Today is Halloween, one of Bryan's favorite holidays. He loved to get dressed up, go trick or treating and just get candy. I am pretty sure he went trick or treating every year he could. He probably even went last year at 24 years old. I would tell he "you're too old to go trick or treating, you need to let the little kids get the candy." His response was "you're never too old for candy, and I am a little kid at heart, Mommy." What can you say to that.
Today starts my holiday season. As soon as we celebrated Halloween, I would start or when the kids were really young finish up my Christmas shopping. This is the time I would look for the perfect set of pajamas and slippers, stocking stuffers and all the little things that were our families traditions. This year is so different. Like each day of the last 3 months has been different. I really don't know what I am feeling or what I am suppose to feel. I am worried I will have another melt down, I want the Holidays to be as normal for the other kids as possible but at the same time I don't want to celebrate them. I want to go away quietly count the blessings I have and celebrate My Savior. He is the one that has truly been with me in every single phase of the past 3 horrible months.
In the last three and a half months (yes I can tell you months, weeks, days and hours) every one of my relationships have changed some for the better, some have faded, and some for the not so good. Some of my friends have become my protectors and decisions makers, some friends have become my encourages and some have just faded away. The ones that faded I think they are scared of saying or doing the wrong things.
My relationship with my husband has changed, hopefully it is drawing us closer and we are becoming stronger. In all honesty Stuart has been a saint, not that we haven't had our trials because we have and most are caused by out of whack emotions. I have been angry, mad, broken down, gone on tangents, went off the deep end,cried and about a million other things on him. He is still here with me and he just tells me take all the time you need. he doesn't understand everything and neither do I. I am sure there have been more than one time when he wanted to commit me to the funny farm or just leave me wallowing in my own self pity. He is still here!!

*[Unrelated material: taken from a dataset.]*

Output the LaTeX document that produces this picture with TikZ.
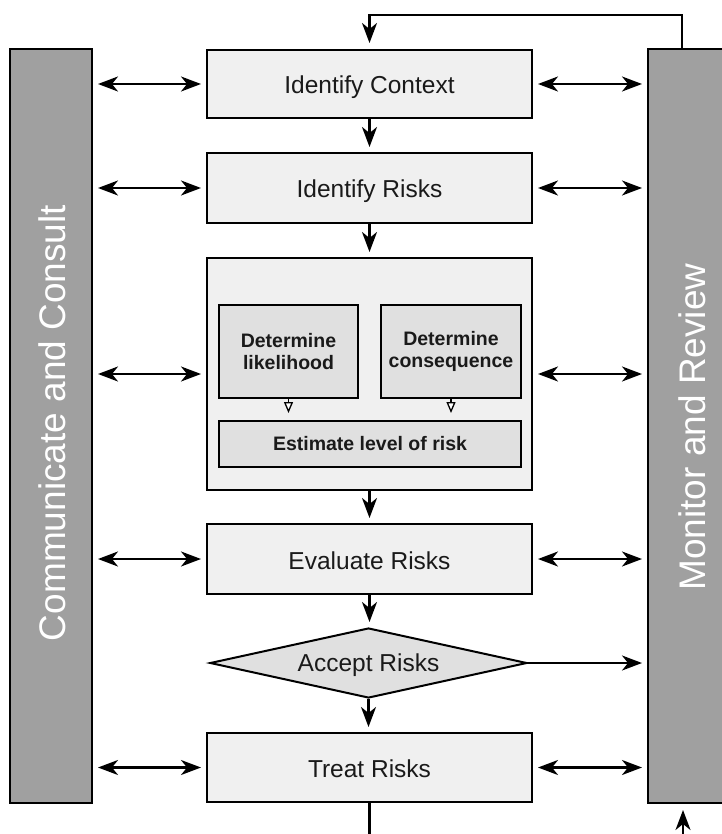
\documentclass[tikz,border=0pt]{standalone}
\usepackage{fontspec}
\setmainfont{Liberation Sans}
\usetikzlibrary{arrows.meta,shapes.geometric,calc}
\definecolor{boxfill}{HTML}{F0F0F0}
\definecolor{innerfill}{HTML}{E0E0E0}
\definecolor{barfill}{HTML}{A0A0A0}
\definecolor{txt}{HTML}{1A1A1A}

\begin{document}
\begin{tikzpicture}[x=1pt,y=-1pt,
  stepbox/.style={draw=black, line width=2pt, fill=boxfill, minimum width=325pt,
    inner sep=0pt, text height=20pt, text depth=0pt,
    font=\fontsize{24.5}{28}\selectfont, text=txt},
  innerbox/.style={draw=black, line width=2pt, fill=innerfill, inner sep=0pt,
    align=center, font=\bfseries\fontsize{19.5}{22}\selectfont, text=txt},
  decision/.style={draw=black, line width=2pt, fill=innerfill, shape=diamond,
    aspect=4.5, minimum width=317pt, minimum height=70pt, inner sep=0pt,
    text height=17.5pt, text depth=0pt,
    font=\fontsize{24.5}{28}\selectfont, text=txt},
  bar/.style={draw=black, line width=2pt, fill=barfill, minimum width=82pt,
    minimum height=754pt, inner sep=0pt},
  bartext/.style={rotate=90, text=white, inner sep=0pt, font=\fontsize{37}{40}\selectfont},
  tip/.tip={Stealth[length=20pt,width=15pt,inset=6pt]},
  arr/.style={line width=2.2pt, -tip, shorten >=5pt},
  dblarr/.style={line width=2.2pt, tip-tip, shorten >=5pt, shorten <=5pt},
  smallarr/.style={line width=1.3pt, -{Stealth[length=11pt,width=9pt,inset=0pt,fill=white]},
    shorten >=7pt},
  plain/.style={line width=2.2pt}
]
\useasboundingbox (0,0) rectangle (721,834);

% side bars
\node[bar] (lb) at (51,426) {};
\node[bar] (rb) at (689,426) {};
\node[bartext] (lbtext) at (52,423) {Communicate and Consult};
\node[bartext] (rbtext) at (692,427) {Monitor and Review};

% main process steps
\node[stepbox, minimum height=68pt] (ctx) at (369.5,84) {Identify Context};
\node[stepbox, minimum height=70pt] (risks) at (369.5,188) {Identify Risks};
\node[stepbox, minimum height=232pt] (big) at (369.5,374) {};
\node[innerbox, minimum width=139pt, minimum height=93pt] (lik) at (288.5,351.5) {Determine\\likelihood};
\node[innerbox, minimum width=140pt, minimum height=93pt] (cons) at (451,351.5) {Determine\\consequence};
\node[innerbox, minimum width=302pt, minimum height=46pt] (est) at (370,444) {Estimate level of risk};
\node[stepbox, minimum height=70pt] (eval) at (369.5,559) {Evaluate Risks};
\node[decision] (acc) at (368.5,663) {Accept Risks};
\node[stepbox, minimum height=69pt] (treat) at (369.5,767.5) {Treat Risks};

% flow down the middle
\draw[arr] (ctx.south) -- (risks.north);
\draw[arr] (risks.south) -- (risks.south |- big.north);
\draw[smallarr] (lik.south) -- (lik.south |- est.north);
\draw[smallarr] (cons.south) -- (cons.south |- est.north);
\draw[arr] (big.south) -- (big.south |- eval.north);
\draw[arr] (eval.south) -- (eval.south |- acc.north);
\draw[arr] (acc.south) -- (acc.south |- treat.north);

% links to the side bars
\foreach \n in {ctx,risks,big,eval,treat}{
  \draw[dblarr] (\n.west -| lb.east) -- (\n.west);
  \draw[dblarr] (\n.east) -- (\n.east -| rb.west);
}
\draw[arr] (acc.east) -- (acc.east -| rb.west);

% feedback loop
\coordinate (rbtop) at ($(rb.north west)+(35,0)$);
\coordinate (looptop) at (rbtop |- 0,15);
\draw[arr, shorten >=6pt] (rbtop) -- (looptop) -| (ctx.north);
\coordinate (treatout) at (370,840);
\draw[plain] (treat.south) -- (treat.south |- treatout);
\coordinate (rbin) at (683,840);
\draw[arr, shorten >=6pt] (rbin) -- (rbin |- rb.south);
\end{tikzpicture}
\end{document}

My other three kids have been amazing as well. Krystal tries so hard to be strong. I know she is hurting and doesn't want me to know. I am not at a place I can help her deal with her emotions I am still dealing with mine. I hope she knows how much I love and appreciate her. Kyle is my goofy kid. He really doesn't show a lot of emotions but he is always making me smile and he doesn't even know what hes doing to do so. Heather, is such a sweet compassionate person with a heart of gold. She is the first one that knows when I am not feeling right and she is the one that makes sure I am going to be ok. As much as my kids do for me I feel like a failure as a mom to them right now. I am not able to support them emotionally. I really want to but I can't give them what I don't have.
I am always amazed at how my blog turns out. Usually I have some kind of idea what I want it to be like when I start writing. It never turns out the way I had originally thought it would. It always takes twists and turns and most of the time i think it is better than what I could have imagined. I hope through my blog I am helping people appreciate what they have and learn to value the special people in their lives.
So yes, my Holiday Season has started and will be so different that the past. There will be more grieving and more crying but there will also be more smiles and more blessings. I just have to look harder for them this year. The last three months have been hard but I am starting to see how blessed I am even in the depths of despair, somehow I am emerging to be stronger, more blessed and more loved than i thought was possible.
Well said! Even though you always make me tear up, I so enjoy reading your words! I will be sending up some extra prayers for you through out this season! Let me know if there is by chance anything else I might be able to do for you.